Requirement
How many lines in the listing below include the word "this"? Answer with the number and nothing else.

Begin Data to process

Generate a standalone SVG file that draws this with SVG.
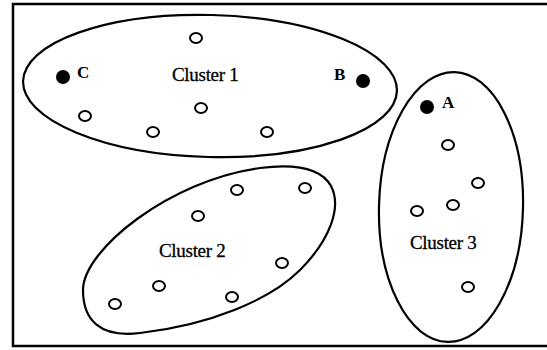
<svg xmlns="http://www.w3.org/2000/svg" width="547" height="350" viewBox="0 0 547 350">
<style>
.frame{fill:#fff;stroke:#000;stroke-width:2.5}
.cl{fill:none;stroke:#000;stroke-width:2.2}
.o{fill:#fff;stroke:#000;stroke-width:2}
.f{fill:#000}
.lbl{font-family:"Liberation Serif","Times New Roman",serif;font-size:19px;fill:#000;stroke:#000;stroke-width:0.3;letter-spacing:-0.3px}
.pt{font-family:"Liberation Serif","Times New Roman",serif;font-size:17px;font-weight:bold;fill:#000}
</style>
<defs>
<ellipse id="oc" cx="0" cy="0" rx="6" ry="5" class="o"/>
</defs>
<rect class="frame" x="13" y="4" width="545" height="342"/>
<g id="cluster1">
<ellipse class="cl" cx="210" cy="86" rx="187" ry="71" transform="rotate(1.5 210 86)"/>
<text class="lbl" x="172" y="81">Cluster 1</text>
<use href="#oc" x="196" y="38"/>
<use href="#oc" x="85" y="116"/>
<use href="#oc" x="201" y="108"/>
<use href="#oc" x="153" y="132"/>
<use href="#oc" x="267" y="132"/>
</g>
<g id="pointC">
<circle class="f" cx="63" cy="77" r="7"/>
<text class="pt" x="77" y="78">C</text>
</g>
<g id="pointB">
<circle class="f" cx="363" cy="81" r="7"/>
<text class="pt" x="334" y="80">B</text>
</g>
<g id="cluster2">
<path class="cl" d="M83,290 C83,250 170,180 260,168 C300,163 322,170 331,186 C342,207 330,240 300,270 C270,300 210,325 140,333 C100,338 83,320 83,290 Z"/>
<text class="lbl" x="159" y="257">Cluster 2</text>
<use href="#oc" x="237" y="190"/>
<use href="#oc" x="305" y="188"/>
<use href="#oc" x="198" y="216"/>
<use href="#oc" x="282" y="263"/>
<use href="#oc" x="159" y="286"/>
<use href="#oc" x="232" y="297"/>
<use href="#oc" x="115" y="304"/>
</g>
<g id="cluster3">
<ellipse class="cl" cx="451" cy="207" rx="72" ry="135" transform="rotate(1.5 451 207)"/>
<text class="lbl" x="410" y="249">Cluster 3</text>
<use href="#oc" x="448" y="145"/>
<use href="#oc" x="478" y="183"/>
<use href="#oc" x="453" y="205"/>
<use href="#oc" x="417" y="211"/>
<use href="#oc" x="468" y="287"/>
</g>
<g id="pointA">
<circle class="f" cx="427" cy="107" r="7"/>
<text class="pt" x="442" y="108">A</text>
</g>
</svg>
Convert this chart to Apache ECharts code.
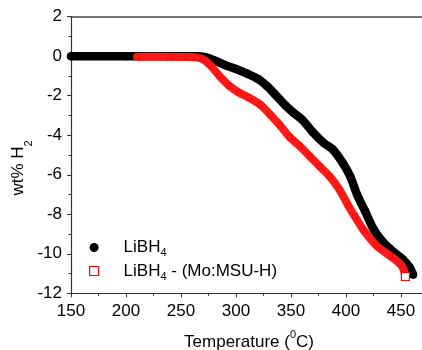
<!DOCTYPE html>
<html>
<head>
<meta charset="utf-8">
<script src="https://cdn.jsdelivr.net/npm/echarts@6/dist/echarts.min.js"></script>
<style>
html,body{margin:0;padding:0;background:#fff;}
#c{width:422px;height:350px;}
</style>
</head>
<body>
<div id="c"></div>
<script>
// Data
const seriesNames = ['LiBH4', 'LiBH4 - (Mo:MSU-H)'];
const tempLiBH4 = [150, 200, 250, 265, 272, 280, 290, 300, 310, 320, 328, 335, 345, 352, 360, 370, 380, 388, 397, 404, 410, 417, 425, 432, 440, 452, 458, 461];
const wtLiBH4   = [0, 0, 0, 0, -0.05, -0.2, -0.45, -0.65, -0.88, -1.15, -1.5, -1.9, -2.5, -2.85, -3.2, -3.85, -4.4, -4.72, -5.4, -6.1, -7.0, -7.8, -8.75, -9.3, -9.75, -10.3, -10.7, -11.05];
const tempMo = [210, 240, 255, 265, 270, 276, 285, 294, 303, 312, 322, 331, 340, 349, 358, 367, 376, 385, 394, 402, 408, 416, 428, 440, 449, 452, 454];
const wtMo   = [-0.03, -0.03, -0.04, -0.07, -0.15, -0.42, -1.0, -1.5, -1.85, -2.1, -2.45, -2.95, -3.5, -4.1, -4.55, -5.06, -5.57, -6.07, -6.75, -7.55, -8.1, -8.8, -9.6, -10.1, -10.5, -10.75, -11.15];
const xTicks = {min: 150, max: 500, interval: 50};
const yTicks = {min: -12, max: 2, interval: 2};

const FONT = 'Liberation Sans, Arial, sans-serif';
const chart = echarts.init(document.getElementById('c'), null, {renderer: 'canvas'});

const blackData = tempLiBH4.map((t, i) => [t, wtLiBH4[i]]);
const redData = tempMo.map((t, i) => {
  const p = {value: [t, wtMo[i]]};
  if (i === tempMo.length - 1) {
    p.itemStyle = {color: '#ffffff', borderColor: '#ff0000', borderWidth: 1.2};
    p.symbolSize = 8;
  }
  return p;
});

const legendRich = {
  sp: {width: 20},
  n: {fontSize: 17, fontFamily: FONT, color: '#000', lineHeight: 22, verticalAlign: 'middle'},
  s: {fontSize: 11, fontFamily: FONT, color: '#000', lineHeight: 22, verticalAlign: 'bottom'}
};

const option = {
  animation: false,
  backgroundColor: '#ffffff',
  grid: {left: 71, top: 16.7, right: -34, bottom: 56.7, containLabel: false, outerBoundsMode: 'none'},
  legend: {
    orient: 'vertical',
    left: 89,
    top: 239,
    itemWidth: 9,
    itemHeight: 9,
    itemGap: 4,
    padding: 0,
    selectedMode: false,
    data: [
      {name: seriesNames[0], icon: 'circle', itemStyle: {color: '#000'}},
      {name: seriesNames[1], icon: 'rect', itemStyle: {color: '#ffffff', borderColor: '#ff0000', borderWidth: 1.2}}
    ],
    formatter: function (name) {
      if (name === seriesNames[0]) return '{sp|}{n|LiBH}{s|4}';
      return '{sp|}{n|LiBH}{s|4}{n| - (Mo:MSU-H)}';
    },
    textStyle: {rich: legendRich}
  },
  xAxis: [{
    type: 'value',
    min: xTicks.min, max: xTicks.max, interval: xTicks.interval,
    name: '{n|Temperature (}{sup|0}{n|C)}',
    nameLocation: 'middle',
    nameGap: 36,
    nameTextStyle: {
      padding: [0, 29, 0, 0],
      rich: {
        n: {fontSize: 17, fontFamily: FONT, color: '#000', lineHeight: 22, verticalAlign: 'bottom'},
        sup: {fontSize: 11, fontFamily: FONT, color: '#000', lineHeight: 22, verticalAlign: 'top'}
      }
    },
    axisLine: {show: true, onZero: false, lineStyle: {color: '#333', width: 1.2}},
    axisTick: {show: true, length: 4, lineStyle: {color: '#333', width: 1}},
    minorTick: {show: true, splitNumber: 2, length: 2.5, lineStyle: {color: '#333', width: 1}},
    axisLabel: {fontSize: 17, fontFamily: FONT, color: '#000', margin: 10, showMaxLabel: false},
    splitLine: {show: false}
  }, {
    type: 'value', position: 'top',
    min: xTicks.min, max: xTicks.max, interval: xTicks.interval,
    axisLine: {show: true, onZero: false, lineStyle: {color: '#444', width: 1.5}},
    axisTick: {show: false}, axisLabel: {show: false}, splitLine: {show: false}
  }],
  yAxis: {
    type: 'value',
    min: yTicks.min, max: yTicks.max, interval: yTicks.interval,
    name: '{n|wt% H}{s|2}',
    nameLocation: 'middle',
    nameGap: 37,
    nameMoveOverlap: false,
    nameRotate: 90,
    nameTextStyle: {
      padding: [0, 26, 0, 0],
      rich: {
        n: {fontSize: 17, fontFamily: FONT, color: '#000', lineHeight: 24, verticalAlign: 'top'},
        s: {fontSize: 11, fontFamily: FONT, color: '#000', lineHeight: 24, verticalAlign: 'bottom'}
      }
    },
    axisLine: {show: true, onZero: false, lineStyle: {color: '#333', width: 1.2}},
    axisTick: {show: true, length: 4, lineStyle: {color: '#333', width: 1}},
    minorTick: {show: true, splitNumber: 2, length: 2.5, lineStyle: {color: '#333', width: 1}},
    axisLabel: {fontSize: 17, fontFamily: FONT, color: '#000', margin: 9},
    splitLine: {show: false}
  },
  series: [{
    name: seriesNames[0],
    type: 'line',
    data: blackData,
    smooth: 0.3,
    symbol: 'circle',
    symbolSize: 8,
    showAllSymbol: true,
    itemStyle: {color: '#000000'},
    lineStyle: {color: '#000000', width: 8.5, cap: 'round', join: 'round'},
    z: 2
  }, {
    name: seriesNames[1],
    type: 'line',
    data: redData,
    smooth: 0.3,
    symbol: 'rect',
    symbolSize: 5,
    showAllSymbol: true,
    itemStyle: {color: '#ff1a1a', borderColor: '#ee0000', borderWidth: 0.6},
    lineStyle: {color: '#ff1a1a', width: 8, cap: 'round', join: 'round'},
    z: 3
  }]
};
chart.setOption(option);
</script>
</body>
</html>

End Data to process

Output of the exercise
2